Andrea Martin, a two-time Tony winner for Featured Actress, has set herself up for a third with three delightful, and radically different, portrayals of the most influential females in young Hart's life: The eccentric aunt who sparked his interest in theater; a tough, hip-swinging lady agent; and the elegant, stylish Mrs. Kaufman. (Look out for the aunt's poignant underpinnings — they're unexpectedly heartbreaking.)

"She really went out on a limb for those," beamed her proud director. "She was so brave, really brave. I think she's just amazing, and I know it was hard for her."

Andrea Martin
Photo by Joseph Marzullo/WENN
Martin, who won the Tony last year as Pippin's high-flying granny, won her first working in the same Lincoln Center rehearsal room and at the Beaumont Theatre, standing out in that clown car of character actors tearing through My Favorite Year.

"This is not a musical, but it feels just as big," she said. "It's one of the few plays that I've done in New York. For some reason, I keep gravitating toward musicals."

Mimi Lieber, who did a little choreography on the show, warms the turbulent homefront as Hart's mother, "but," she added, "the gossip columnist is the most fun."

Could it be that buoyant personality that brings life-plus to the characters she plays? Martin only gets to flash her comedy chops with the agent role. "Moss' aunt was a pivotal part of his life: She so loved the theatre herself and offered him a world of magic and glamour when he grew up in such poverty. And Mrs. Kaufman represented a different view of the theatre world. I think it was rather a full-time job taking care of George Kaufman. She was a socialite. Like so many people in that era she gave a lot of parties, saw a lot of theatre, entertained a lot, frequented the Algonquin Roundtable. Really, how she serves the book and this play, is how steady and pragmatic and practical and grounded she was to her husband's idiosyncracies."

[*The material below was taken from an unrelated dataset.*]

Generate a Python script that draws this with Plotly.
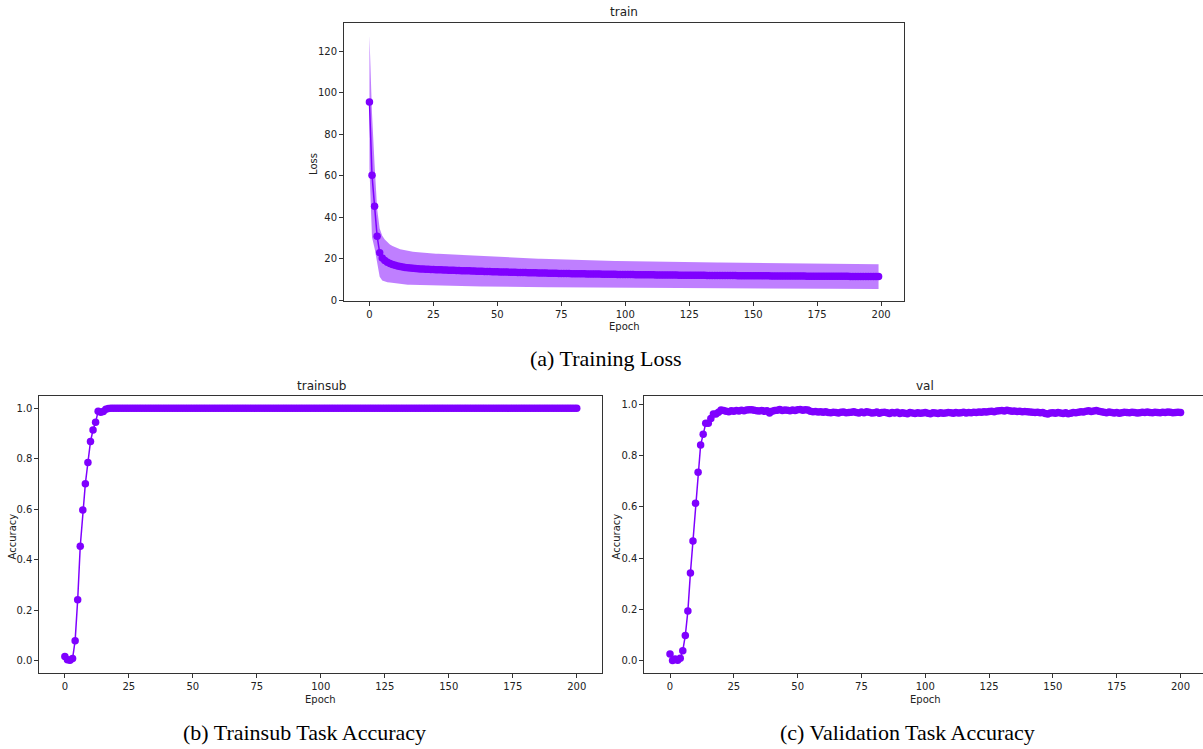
import plotly.graph_objects as go

# ---------------- data ----------------
loss_epochs = list(range(200))
loss_mean = [
    95.5, 60.2, 45.3, 30.8, 22.9, 20.3, 19.1, 18.3, 17.7, 17.2,
    16.8, 16.5, 16.2, 16.0, 15.8, 15.6, 15.5, 15.4, 15.3, 15.2,
    15.1, 15.0, 14.95, 14.9, 14.85, 14.8, 14.75, 14.7, 14.65, 14.6,
    14.55, 14.5, 14.45, 14.4, 14.35, 14.3, 14.25, 14.2, 14.18, 14.15,
    14.1, 14.05, 14.0, 13.97, 13.93, 13.9, 13.85, 13.8, 13.77, 13.73,
    13.7, 13.66, 13.62, 13.58, 13.55, 13.52, 13.48, 13.45, 13.42, 13.38,
    13.35, 13.32, 13.29, 13.26, 13.23, 13.2, 13.17, 13.14, 13.11, 13.08,
    13.05, 13.02, 13.0, 12.97, 12.94, 12.92, 12.89, 12.87, 12.84, 12.82,
    12.8, 12.78, 12.75, 12.73, 12.71, 12.69, 12.67, 12.65, 12.63, 12.61,
    12.59, 12.57, 12.55, 12.53, 12.51, 12.49, 12.47, 12.45, 12.43, 12.42,
    12.4, 12.38, 12.37, 12.35, 12.34, 12.32, 12.31, 12.29, 12.28, 12.26,
    12.25, 12.23, 12.22, 12.21, 12.19, 12.18, 12.17, 12.15, 12.14, 12.13,
    12.12, 12.1, 12.09, 12.08, 12.07, 12.06, 12.05, 12.03, 12.02, 12.01,
    12.0, 11.99, 11.98, 11.97, 11.96, 11.95, 11.94, 11.93, 11.92, 11.91,
    11.9, 11.89, 11.88, 11.87, 11.86, 11.85, 11.84, 11.83, 11.82, 11.81,
    11.8, 11.79, 11.78, 11.77, 11.77, 11.76, 11.75, 11.74, 11.73, 11.72,
    11.71, 11.7, 11.7, 11.69, 11.68, 11.67, 11.66, 11.66, 11.65, 11.64,
    11.63, 11.62, 11.62, 11.61, 11.6, 11.59, 11.59, 11.58, 11.57, 11.56,
    11.56, 11.55, 11.54, 11.54, 11.53, 11.52, 11.52, 11.51, 11.5, 11.5,
    11.49, 11.48, 11.48, 11.47, 11.46, 11.46, 11.45, 11.45, 11.44, 11.43,
]
loss_std = [
    32.0, 29.8, 20.2, 13.3, 11.6, 10.8, 10.1, 9.6, 9.2, 8.9,
    8.7, 8.55, 8.42, 8.32, 8.23, 8.15, 8.08, 8.02, 7.97, 7.92,
    7.88, 7.84, 7.8, 7.77, 7.74, 7.71, 7.68, 7.65, 7.63, 7.6,
    7.58, 7.56, 7.54, 7.52, 7.5, 7.48, 7.46, 7.44, 7.42, 7.4,
    7.38, 7.36, 7.34, 7.32, 7.3, 7.28, 7.26, 7.24, 7.22, 7.2,
    7.18, 7.16, 7.14, 7.12, 7.1, 7.08, 7.06, 7.04, 7.02, 7.0,
    6.98, 6.96, 6.94, 6.92, 6.9, 6.88, 6.86, 6.85, 6.83, 6.82,
    6.8, 6.78, 6.77, 6.75, 6.74, 6.72, 6.71, 6.7, 6.68, 6.67,
    6.66, 6.64, 6.63, 6.62, 6.61, 6.6, 6.58, 6.57, 6.56, 6.55,
    6.54, 6.53, 6.52, 6.51, 6.5, 6.49, 6.48, 6.47, 6.46, 6.45,
    6.44, 6.43, 6.42, 6.42, 6.41, 6.4, 6.39, 6.38, 6.38, 6.37,
    6.36, 6.35, 6.35, 6.34, 6.33, 6.33, 6.32, 6.31, 6.31, 6.3,
    6.29, 6.29, 6.28, 6.28, 6.27, 6.26, 6.26, 6.25, 6.25, 6.24,
    6.24, 6.23, 6.23, 6.22, 6.22, 6.21, 6.21, 6.2, 6.2, 6.19,
    6.19, 6.18, 6.18, 6.17, 6.17, 6.16, 6.16, 6.15, 6.15, 6.14,
    6.14, 6.13, 6.13, 6.13, 6.12, 6.12, 6.11, 6.11, 6.1, 6.1,
    6.1, 6.09, 6.09, 6.08, 6.08, 6.08, 6.07, 6.07, 6.06, 6.06,
    6.06, 6.05, 6.05, 6.05, 6.04, 6.04, 6.03, 6.03, 6.03, 6.02,
    6.02, 6.02, 6.01, 6.01, 6.01, 6.0, 6.0, 6.0, 5.99, 5.99,
    5.99, 5.98, 5.98, 5.98, 5.97, 5.97, 5.97, 5.96, 5.96, 5.96,
]

acc_epochs = list(range(201))
trainsub_acc = [
    0.016, 0.003, 0.001, 0.008, 0.079, 0.241, 0.453, 0.597, 0.701, 0.785,
    0.868, 0.914, 0.945, 0.988, 0.984, 0.987, 0.996, 0.999, 1.0, 1.0,
    1.0, 1.0, 1.0, 1.0, 1.0, 1.0, 1.0, 1.0, 1.0, 1.0,
    1.0, 1.0, 1.0, 1.0, 1.0, 1.0, 1.0, 1.0, 1.0, 1.0,
    1.0, 1.0, 1.0, 1.0, 1.0, 1.0, 1.0, 1.0, 1.0, 1.0,
    1.0, 1.0, 1.0, 1.0, 1.0, 1.0, 1.0, 1.0, 1.0, 1.0,
    1.0, 1.0, 1.0, 1.0, 1.0, 1.0, 1.0, 1.0, 1.0, 1.0,
    1.0, 1.0, 1.0, 1.0, 1.0, 1.0, 1.0, 1.0, 1.0, 1.0,
    1.0, 1.0, 1.0, 1.0, 1.0, 1.0, 1.0, 1.0, 1.0, 1.0,
    1.0, 1.0, 1.0, 1.0, 1.0, 1.0, 1.0, 1.0, 1.0, 1.0,
    1.0, 1.0, 1.0, 1.0, 1.0, 1.0, 1.0, 1.0, 1.0, 1.0,
    1.0, 1.0, 1.0, 1.0, 1.0, 1.0, 1.0, 1.0, 1.0, 1.0,
    1.0, 1.0, 1.0, 1.0, 1.0, 1.0, 1.0, 1.0, 1.0, 1.0,
    1.0, 1.0, 1.0, 1.0, 1.0, 1.0, 1.0, 1.0, 1.0, 1.0,
    1.0, 1.0, 1.0, 1.0, 1.0, 1.0, 1.0, 1.0, 1.0, 1.0,
    1.0, 1.0, 1.0, 1.0, 1.0, 1.0, 1.0, 1.0, 1.0, 1.0,
    1.0, 1.0, 1.0, 1.0, 1.0, 1.0, 1.0, 1.0, 1.0, 1.0,
    1.0, 1.0, 1.0, 1.0, 1.0, 1.0, 1.0, 1.0, 1.0, 1.0,
    1.0, 1.0, 1.0, 1.0, 1.0, 1.0, 1.0, 1.0, 1.0, 1.0,
    1.0, 1.0, 1.0, 1.0, 1.0, 1.0, 1.0, 1.0, 1.0, 1.0,
    1.0,
]
val_acc = [
    0.026, 0.0, 0.006, 0.001, 0.009, 0.038, 0.098, 0.193, 0.342, 0.466,
    0.613, 0.734, 0.841, 0.882, 0.925, 0.925, 0.944, 0.961, 0.961, 0.968,
    0.977, 0.975, 0.972, 0.970, 0.974, 0.972, 0.975, 0.973, 0.976, 0.974,
    0.977, 0.978, 0.978, 0.976, 0.974, 0.973, 0.975, 0.972, 0.974, 0.965,
    0.972, 0.975, 0.976, 0.979, 0.975, 0.977, 0.976, 0.974, 0.977, 0.975,
    0.978, 0.979, 0.976, 0.978, 0.977, 0.972, 0.970, 0.971, 0.969, 0.970,
    0.968, 0.970, 0.967, 0.966, 0.968, 0.967, 0.965, 0.968, 0.969, 0.966,
    0.967, 0.968, 0.970, 0.967, 0.965, 0.969, 0.966, 0.970, 0.968, 0.965,
    0.966, 0.969, 0.964, 0.967, 0.968, 0.966, 0.963, 0.967, 0.965, 0.968,
    0.963, 0.966, 0.964, 0.962, 0.967, 0.965, 0.963, 0.966, 0.964, 0.965,
    0.967, 0.964, 0.962, 0.966, 0.965, 0.963, 0.966, 0.964, 0.965, 0.967,
    0.966, 0.964, 0.967, 0.965, 0.966, 0.968, 0.965, 0.967, 0.966, 0.968,
    0.967, 0.969, 0.968, 0.970, 0.969, 0.971, 0.972, 0.970, 0.973, 0.974,
    0.975, 0.973, 0.976, 0.974, 0.972, 0.973, 0.971, 0.972, 0.970, 0.971,
    0.970, 0.969, 0.968, 0.967, 0.968, 0.966, 0.967, 0.963, 0.961, 0.965,
    0.966, 0.964, 0.967, 0.965, 0.963, 0.966, 0.962, 0.964, 0.967, 0.966,
    0.968, 0.970, 0.969, 0.972, 0.974, 0.971, 0.973, 0.975, 0.972, 0.970,
    0.968, 0.966, 0.969, 0.967, 0.965, 0.967, 0.964, 0.966, 0.968, 0.967,
    0.966, 0.968, 0.967, 0.965, 0.966, 0.968, 0.967, 0.969, 0.967, 0.966,
    0.968, 0.967, 0.966, 0.968, 0.967, 0.969, 0.968, 0.966, 0.967, 0.968,
    0.967,
]

x_ticks = [0, 25, 50, 75, 100, 125, 150, 175, 200]
loss_ticks = [0, 20, 40, 60, 80, 100, 120]
acc_ticks = [0.0, 0.2, 0.4, 0.6, 0.8, 1.0]

panel_titles = ["train", "trainsub", "val"]
captions = ["(a) Training Loss", "(b) Trainsub Task Accuracy", "(c) Validation Task Accuracy"]

# ---------------- styling ----------------
W, H = 1203, 749
COLOR = "#7f00ff"
FILL = "rgba(127,0,255,0.5)"
AX_COLOR = "#333333"
TXT = "#222222"
FONT = "DejaVu Sans"

loss_upper = [m + s for m, s in zip(loss_mean, loss_std)]
loss_lower = [m - s for m, s in zip(loss_mean, loss_std)]


def px(x):
    return x / W


def py(y):
    return 1 - y / H


fig = go.Figure()

# top: loss band + mean
fig.add_trace(go.Scatter(x=loss_epochs, y=loss_upper, mode="lines", line=dict(width=0, color=COLOR),
                         showlegend=False, hoverinfo="skip", xaxis="x", yaxis="y"))
fig.add_trace(go.Scatter(x=loss_epochs, y=loss_lower, mode="lines", line=dict(width=0, color=COLOR),
                         fill="tonexty", fillcolor=FILL, showlegend=False, hoverinfo="skip",
                         xaxis="x", yaxis="y"))
fig.add_trace(go.Scatter(x=loss_epochs, y=loss_mean, mode="lines+markers",
                         line=dict(width=1.5, color=COLOR), marker=dict(size=7.5, color=COLOR),
                         showlegend=False, xaxis="x", yaxis="y"))

# bottom-left: trainsub accuracy
fig.add_trace(go.Scatter(x=acc_epochs, y=trainsub_acc, mode="lines+markers",
                         line=dict(width=1.5, color=COLOR), marker=dict(size=7.5, color=COLOR),
                         showlegend=False, xaxis="x2", yaxis="y2"))

# bottom-right: val accuracy
fig.add_trace(go.Scatter(x=acc_epochs, y=val_acc, mode="lines+markers",
                         line=dict(width=1.5, color=COLOR), marker=dict(size=7.5, color=COLOR),
                         showlegend=False, xaxis="x3", yaxis="y3"))

axis_common = dict(showline=True, linecolor=AX_COLOR, linewidth=1, ticks="outside", ticklen=4,
                   tickwidth=1, tickcolor=AX_COLOR, showgrid=False, zeroline=False,
                   tickfont=dict(family=FONT, size=10, color=TXT))

fig.update_layout(
    width=W, height=H,
    margin=dict(l=0, r=0, t=0, b=0),
    paper_bgcolor="white", plot_bgcolor="white",
    xaxis=dict(domain=[px(344), px(904)], range=[-9.95, 208.95], tickvals=x_ticks,
               anchor="y", mirror=True, **axis_common),
    yaxis=dict(domain=[py(303), py(23)], range=[-0.35, 133.6], tickvals=loss_ticks,
               anchor="x", mirror=True, **axis_common),
    xaxis2=dict(domain=[px(39.3), px(602.3)], range=[-10, 210], tickvals=x_ticks,
                anchor="y2", mirror=True, **axis_common),
    yaxis2=dict(domain=[py(677.7), py(398.3)], range=[-0.05, 1.05], tickvals=acc_ticks,
                tickformat=".1f", anchor="x2", mirror=True, **axis_common),
    xaxis3=dict(domain=[px(644.3), 1.0], range=[-10.07, 208.8], tickvals=x_ticks,
                anchor="y3", mirror=True, **axis_common),
    yaxis3=dict(domain=[py(677.7), py(398.3)], range=[-0.049, 1.033], tickvals=acc_ticks,
                tickformat=".1f", anchor="x3", mirror=False, **axis_common),
)

annotations = []


def add_text(text, x, y, size, family=FONT, color=TXT, angle=0):
    annotations.append(dict(text=text, x=px(x), y=py(y), xref="paper", yref="paper",
                            xanchor="center", yanchor="middle", showarrow=False,
                            textangle=angle, font=dict(family=family, size=size, color=color)))


# panel titles
add_text(panel_titles[0], 624, 12, 12)
add_text(panel_titles[1], 321, 389, 12)
add_text(panel_titles[2], 925, 389, 12)

# axis labels
add_text("Loss", 314, 165, 10, angle=-90)
add_text("Epoch", 624, 329, 10)
add_text("Accuracy", 12, 540, 10, angle=-90)
add_text("Epoch", 320, 704, 10)
add_text("Accuracy", 616, 540, 10, angle=-90)
add_text("Epoch", 925, 704, 10)

# captions
add_text(captions[0], 606, 361, 22, family="Liberation Serif", color="black")
add_text(captions[1], 304, 737, 22, family="Liberation Serif", color="black")
add_text(captions[2], 907, 737, 22, family="Liberation Serif", color="black")

fig.update_layout(annotations=annotations)

fig.write_html("out.html")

Playwrights Paul Rudnick, A. R. Gurney Jr., Alfred Uhry, John Weidman and William Finn — all of whom have toiled with distinction at Lincoln Center — led, as well they should, the big parade of opening-night celebs. Everybody was whisked off in a caravan of buses to the Plaza Hotel for food, fun and the usual post-show revelry. Donna Murphy, one of several who confessed to shedding copious salty tears over the play, said she's in the middle of shooting a television project, then off to France.

Alexandra Silber, who was the "she" to Fontana's "me" in a wonderful Caramoor revival of She Loves Me last year, was very much in his camp on opening night.

Dan Sullivan, Lieber's director-husband, will world-premiere Daniel Margulies' latest, The Country House, with Blythe Danner at the Geffen Playhouse in L.A. June 3 before addressing John Lithgow's King Lear here at Central Park's Delacorte.

More news from the West Coast: Michael Wilson said he's in pre-production for a new Elizabeth Egloff play, Ether Dome (July 13-Aug 10) at the La Jolla Playhouse before taking Horton Foote's The Old Friends to Houston with Betty Buckley.

Jack Cummings III, who helmed a successful revival of I Remember Mama that closes April 20 at The Gym at Judson, asided that he lifted a few scenes from the George Stevens-Irene Dunne movie of 1948 that weren't in John van Druten's play.

Other first nighters: Jed Bernstein, directors Bartlett Sher and Jack O'Brien, publisher Joe Armstrong, Joan Rivers, Richard Easton, screenwriter Susan Rice and Victor Garber.